Here in Florida, our elected representatives seem intent on achieving the notorious status of “worst in the nation.”  Last time I checked, it was a pretty close race between us, Alabama, Mississippi, and Tennessee.  A few years ago, the voters passed a constitutional amendment that promised to reduce the number of students in a classroom under a single teacher’s supervision, but the legislature managed to create a few dozen loopholes before they decided to completely throw out the voter’s demands.

And now of course, they’re ready to gut the school system even more.  All of these property tax cuts weren’t free, ya know!

Here in Jacksonville, it means virtually no art, music, drama, or physical education unless it is taught by a homeroom teacher that never specialized in the subject.  Don’t worry though, they don’t plan on taking much time out of the schedule for this mediocore substitute.

Yet it may not be the cuts themselves that are the worst of the situation.  The highest level of absurdity at play here is how the teachers will be selected to lose their jobs:  By union seniority.

After spending billions of dollars and years of classtime on tests designed to measure performance, none of that data will be incorporated into the decision of who stays and who goes.  Everyone under the age of 30 can just forget about a teaching job – regardless of what they put into the school or how much the students get out of their educational style.

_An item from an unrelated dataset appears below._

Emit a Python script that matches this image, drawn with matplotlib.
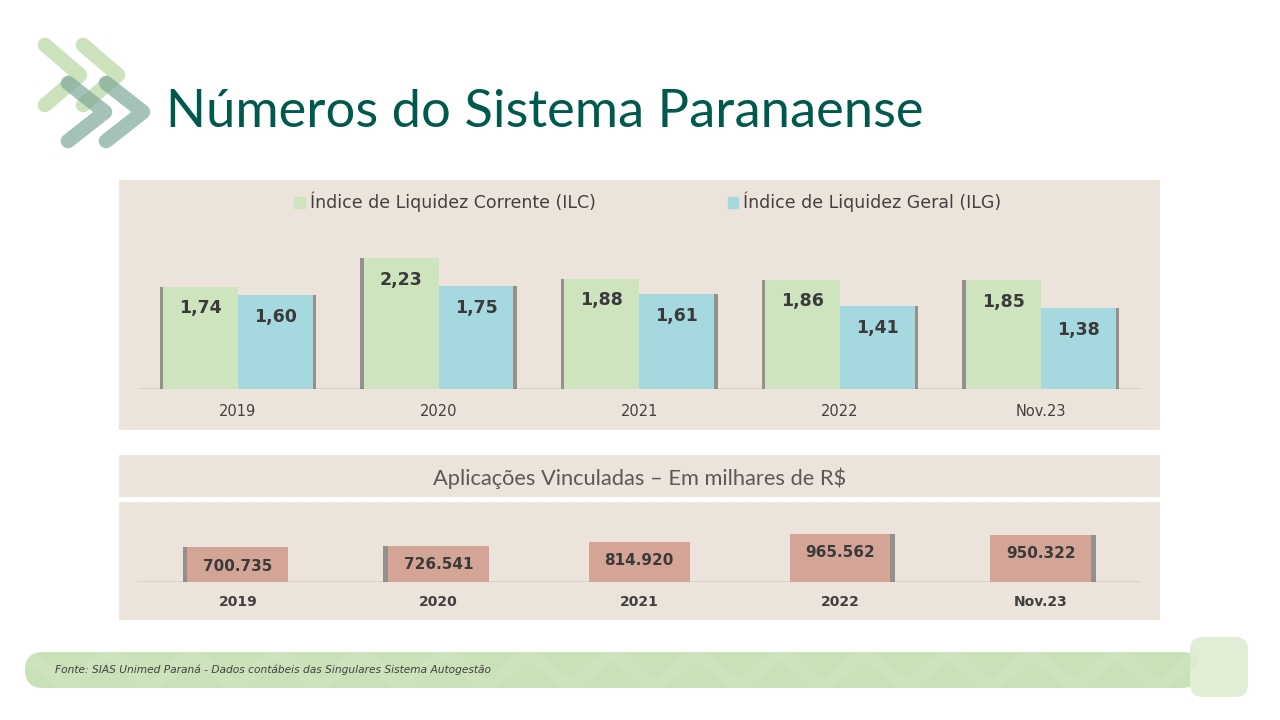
import matplotlib
matplotlib.use("Agg")
import matplotlib.pyplot as plt
import matplotlib.patheffects as pe
from matplotlib.patches import Rectangle, FancyBboxPatch, Patch
import numpy as np

# ---------------- data ----------------
categories = ["2019", "2020", "2021", "2022", "Nov.23"]
ilc = [1.74, 2.23, 1.88, 1.86, 1.85]
ilg = [1.60, 1.75, 1.61, 1.41, 1.38]
aplicacoes = [700735, 726541, 814920, 965562, 950322]
legend_labels = ["Índice de Liquidez Corrente (ILC)", "Índice de Liquidez Geral (ILG)"]
title_text = "Números do Sistema Paranaense"
subtitle_text = "Aplicações Vinculadas – Em milhares de R$"
source_text = "Fonte: SIAS Unimed Paraná - Dados contábeis das Singulares Sistema Autogestão"

def fmt_dec(v):
    return f"{v:.2f}".replace(".", ",")

def fmt_int(v):
    return f"{v:,}".replace(",", ".")

# ---------------- colours ----------------
PANEL = "#ECE4DA"
GREEN = "#CDE4BE"
BLUE = "#A6D8E0"
ROSE = "#D4A596"
TXT = "#404040"
TITLE = "#00594D"

W, H = 1280, 720
fig = plt.figure(figsize=(12.8, 7.2), dpi=100)
fig.patch.set_facecolor("white")

bg = fig.add_axes([0, 0, 1, 1])
bg.set_xlim(0, W)
bg.set_ylim(H, 0)
bg.axis("off")

def fx(px):
    return px / W

def fy(py):
    return 1 - py / H

# panels
bg.add_patch(Rectangle((119, 180), 1041, 250, color=PANEL, lw=0))
bg.add_patch(Rectangle((119, 455), 1041, 42, color=PANEL, lw=0))
bg.add_patch(Rectangle((119, 502), 1041, 118, color=PANEL, lw=0))

# logo chevrons
def chevron(x0, y0, dx, dy, color, alpha):
    bg.plot([x0, x0 + dx, x0], [y0, y0 + dy, y0 + 2 * dy], color=color, lw=10.5,
            solid_capstyle="round", solid_joinstyle="round", alpha=alpha)

chevron(45, 45, 35, 30, "#B5D6A0", 0.7)
chevron(83, 45, 35, 30, "#B5D6A0", 0.7)
chevron(68, 83, 37, 29, "#7FA898", 0.7)
chevron(106, 83, 37, 29, "#7FA898", 0.7)

# title
renderer = fig.canvas.get_renderer()

def fit(t, width_px):
    bb = t.get_window_extent(renderer)
    t.set_fontsize(t.get_fontsize() * width_px / bb.width)

t_title = bg.text(166, 127, title_text, fontsize=44, color=TITLE,
                  family=["Lato", "DejaVu Sans"], va="baseline", ha="left")
fit(t_title, 758)

# ---------------- top chart ----------------
x = np.arange(len(categories))
px_per_unit = 58.7
ax1 = fig.add_axes([fx(137.6), fy(389), fx(1141) - fx(137.6), fy(230) - fy(389)])
ax1.set_facecolor("none")
bw = 0.373
b1 = ax1.bar(x - bw / 2, ilc, bw, color=GREEN, zorder=3)
b2 = ax1.bar(x + bw / 2, ilg, bw, color=BLUE, zorder=3)
for r in b1:
    r.set_path_effects([pe.SimplePatchShadow(offset=(-2.5, 0), shadow_rgbFace="#5a5a5a", alpha=0.6), pe.Normal()])
for r in b2:
    r.set_path_effects([pe.SimplePatchShadow(offset=(2.5, 0), shadow_rgbFace="#5a5a5a", alpha=0.6), pe.Normal()])
ax1.set_xlim(-0.5, len(categories) - 0.5)
ax1.set_ylim(0, 159 / px_per_unit)
for s in ax1.spines.values():
    s.set_visible(False)
ax1.axhline(0, color="#D6D0C8", lw=1.2, zorder=2)
ax1.set_yticks([])
ax1.set_xticks(x, categories)
ax1.tick_params(axis="x", length=0, pad=11, labelsize=10.5, labelcolor=TXT)
ax1.bar_label(b1, labels=[fmt_dec(v) for v in ilc], padding=-22, fontsize=12.5,
              fontweight="bold", color="#3A3A3A", zorder=4)
ax1.bar_label(b2, labels=[fmt_dec(v) for v in ilg], padding=-22, fontsize=12.5,
              fontweight="bold", color="#3A3A3A", zorder=4)
handles = [Patch(color=GREEN), Patch(color=BLUE)]
leg = ax1.legend(handles, legend_labels, ncol=2, loc="center",
                 bbox_to_anchor=(fx(648), fy(202)), bbox_transform=fig.transFigure,
                 frameon=False, fontsize=12.5, handlelength=0.6, handleheight=0.6,
                 handletextpad=0.3, columnspacing=7.6, labelcolor=TXT)

# ---------------- bottom chart ----------------
t_sub = bg.text(640, 478, subtitle_text, fontsize=16, color="#595959",
                family=["Lato", "DejaVu Sans"], va="center", ha="center")
fit(t_sub, 416)

ax2 = fig.add_axes([fx(137.6), fy(582), fx(1141) - fx(137.6), fy(520) - fy(582)])
ax2.set_facecolor("none")
b3 = ax2.bar(x, aplicacoes, 0.503, color=ROSE, zorder=3)
shadow_dx = [-3.5, -3.5, 0, 3.5, 3.5]
for r, d in zip(b3, shadow_dx):
    if d != 0:
        r.set_path_effects([pe.SimplePatchShadow(offset=(d, 0), shadow_rgbFace="#5a5a5a", alpha=0.6), pe.Normal()])
ax2.set_xlim(-0.5, len(categories) - 0.5)
ax2.set_ylim(0, 62 * 20150)
for s in ax2.spines.values():
    s.set_visible(False)
ax2.axhline(0, color="#D6D0C8", lw=1.2, zorder=2)
ax2.set_yticks([])
ax2.set_xticks(x, categories)
ax2.tick_params(axis="x", length=0, pad=9, labelsize=10, labelcolor=TXT)
for lab in ax2.get_xticklabels():
    lab.set_fontweight("bold")
ax2.bar_label(b3, labels=[fmt_int(v) for v in aplicacoes], padding=-19, fontsize=11,
              fontweight="bold", color="#3A3A3A", zorder=4)

# ---------------- footer ----------------
foot = FancyBboxPatch((25, 652), 1175, 36, boxstyle="round,pad=0,rounding_size=18",
                      fc="#C9E1B8", ec="none", mutation_aspect=1)
bg.add_patch(foot)
xs = np.arange(25, 1220, 42)
ys = np.where(np.arange(len(xs)) % 2 == 0, 652, 688)
zz, = bg.plot(xs, ys, color="#D3E6C5", lw=9, alpha=0.45)
zz.set_clip_path(foot)
bg.add_patch(FancyBboxPatch((1203, 650), 32, 34, boxstyle="round,pad=13",
                            fc="#E1EED5", ec="none"))
t_src = bg.text(55, 670, source_text, fontsize=7.5, color=TXT, style="italic",
                family=["Liberation Sans Narrow", "DejaVu Sans"], va="center", ha="left")
fit(t_src, 435)

fig.savefig("out.png", dpi=100, facecolor="white")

Now I’m not saying that young teachers are good and more experienced ones are bad, but it is also very clear that some of the senior teachers are literally from “another generation” when it comes to certain things like race relations and the role of religion in public schools.  This is most definitely a southern problem…

So if you’re wondering why the next generation isn’t curing cancer and saving us from environmental destruction, just remember that it was nothing personal.  We have to protect those who have been around a while – because hey – isn’t this collapsing society proof that they’ve done a good job so far?